Zinc Plating—This type of plating was widely used on 1967 and later Mopars, as well as some others, due to Zinc being more durable. Zinc plating comes in several colors: Zinc Dichromate (the classic iridescent yellow\gold), Black Zinc, and Clear Zinc (silver colored). Zinc tends to have more shine and requires less maintenance than Cadmium plating. Zinc plating is currently done at several plating shops across the country.
Cadmium Plating—This is what you find under the hood of most muscle cars. Cadmium plating is duller than Zinc plating. The classic yellow-gold color is iridescent with green and red highlights. True Cadmium plating is very dangerous because several highly-toxic chemicals are involved, and is considered to be a severe environmental hazard. Cadmium plating is mostly reserved for aviation equipment today. Just like Zinc, there are different colors of Cadmium plating, the most common being Gold or Yellow Cadmium, but also clear, olive green, and black.
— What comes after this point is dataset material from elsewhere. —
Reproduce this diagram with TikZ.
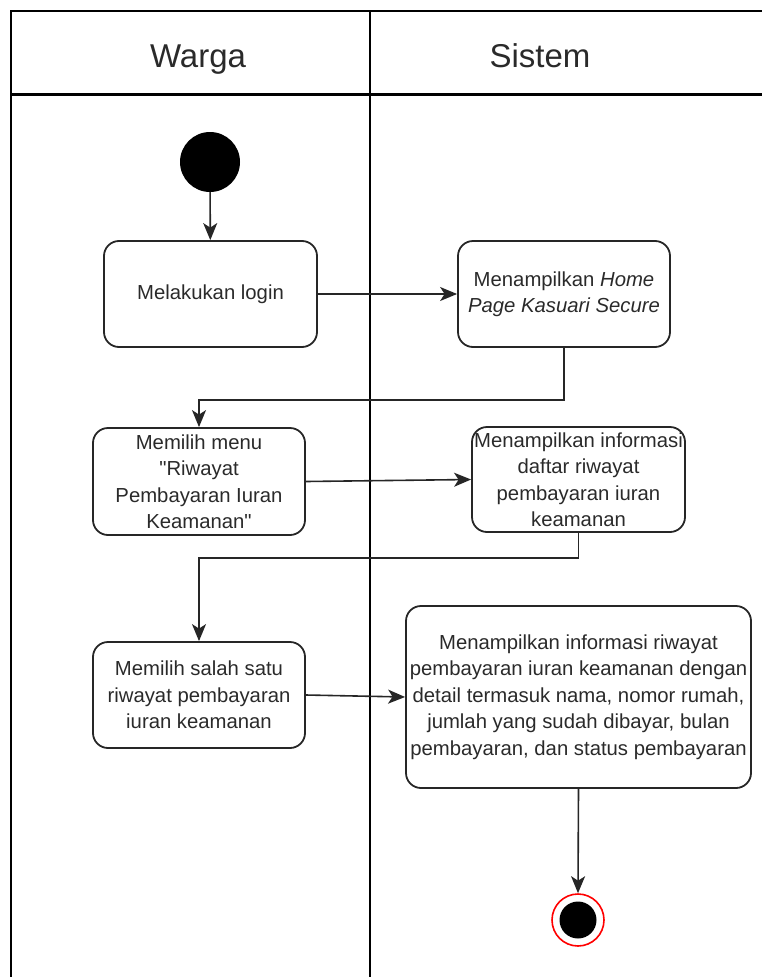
\documentclass[tikz,border=0pt]{standalone}
\usepackage{fontspec}
\setmainfont{Liberation Sans}[Ligatures=TeXOff]
\usetikzlibrary{arrows.meta}
\definecolor{txt}{HTML}{2A2A2A}
\definecolor{edge}{HTML}{262626}
\tikzset{
  lane/.style={line width=1.5pt, draw=black},
  act/.style={draw=edge, line width=1.8pt, rounded corners=15pt, align=center,
    inner sep=0pt, text=txt, font=\fontsize{20.3}{26.5}\selectfont},
  flow/.style={line width=1.6pt, draw=edge, -{Stealth[length=17pt,width=14pt,inset=4.5pt]}},
  head/.style={font=\fontsize{33}{36}\selectfont, text=txt, anchor=base}
}
\begin{document}
\begin{tikzpicture}[x=1pt,y=-1pt]
  \useasboundingbox (0,0) rectangle (762,977);
  % swimlane frame
  \draw[lane] (11,977) -- (11,11) -- (762,11);
  \draw[lane] (370,11) -- (370,977);
  \draw[line width=2.6pt] (11,94.5) -- (762,94.5);
  \node[head] (warga) at (198,67) {Warga};
  \node[head] (sistem) at (540,67) {Sistem};

  % initial node
  \node[circle, fill=black, minimum size=60pt, inner sep=0pt] (start) at (210,162) {};

  % actions
  \node[act, minimum width=213pt, minimum height=106pt] (login) at (210.5,294) {Melakukan login};
  \node[act, minimum width=212pt, minimum height=106pt] (home) at (564,294)
    {Menampilkan \textit{Home}\\\textit{Page Kasuari Secure}};
  \node[act, minimum width=212pt, minimum height=107pt] (menu) at (199,481.5)
    {Memilih menu\\"Riwayat\\Pembayaran Iuran\\Keamanan"};
  \node[act, minimum width=213pt, minimum height=105pt] (daftar) at (578.5,479.5)
    {Menampilkan informasi\\daftar riwayat\\pembayaran iuran\\keamanan};
  \node[act, minimum width=212pt, minimum height=106pt] (pilih) at (199,695)
    {Memilih salah satu\\riwayat pembayaran\\iuran keamanan};
  \node[act, minimum width=345pt, minimum height=182pt] (detail) at (578.5,697)
    {Menampilkan informasi riwayat\\pembayaran iuran keamanan dengan\\detail termasuk nama, nomor rumah,\\jumlah yang sudah dibayar, bulan\\pembayaran, dan status pembayaran};

  % final node
  \node[circle, draw=red, line width=1.6pt, fill=white, minimum size=52pt, inner sep=0pt] (end) at (578,920) {};
  \node[circle, fill=black, minimum size=37pt, inner sep=0pt] (endin) at (578,920) {};

  % bends of the elbow connectors
  \coordinate (b1) at (380,400);
  \coordinate (b2) at (380,558);

  % control flow
  \draw[flow] (start) -- (login);
  \draw[flow] (login) -- (home);
  \draw[flow] (home.south) |- (b1) -| (menu.north);
  \draw[flow] (menu.east) -- (daftar.west);
  \draw[flow] (daftar.south) |- (b2) -| (pilih.north);
  \draw[flow] (pilih.east) -- (detail.west);
  \draw[flow] (detail.south) -- (end.north);
\end{tikzpicture}
\end{document}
Cadmium and Zinc plating was commonly used on hardware such as bolts, brackets, vacuum boosters, reservoirs and valves, and lids (master cylinder, etc), and even door hinges. Determining whether you have Yellow Dichromate-Zinc or Cadmium plating is not easy, the main difference between the two is the shine. Unless you are having the part re-plated, it really does not matter, since they look almost identical. Since re-plating is expensive and not always possible, recreating that look is a great option. To that end, we ordered up The Eastwood Company’s Golden Cad painting kit.
The kit comes with four aerosol cans; Gold base, Red highlight, Green highlight, and Diamond Clear. The process is quite simple. We set our sights on a vacuum power booster from a GM A-body. We practiced on a few scrap pieces to get the hang of it before moving on to the actual part. The key to the process is the red and green highlights. The overall color is gold, but the iridescent nature leads to faint patches of red and green. Applying this in a random fashion is critical to a proper job. Having a plated piece on hand for a reference is a good idea. On our reference pieces, the red and green highlights tended to be more pronounced over bends and valleys, such as the ribs in a lid.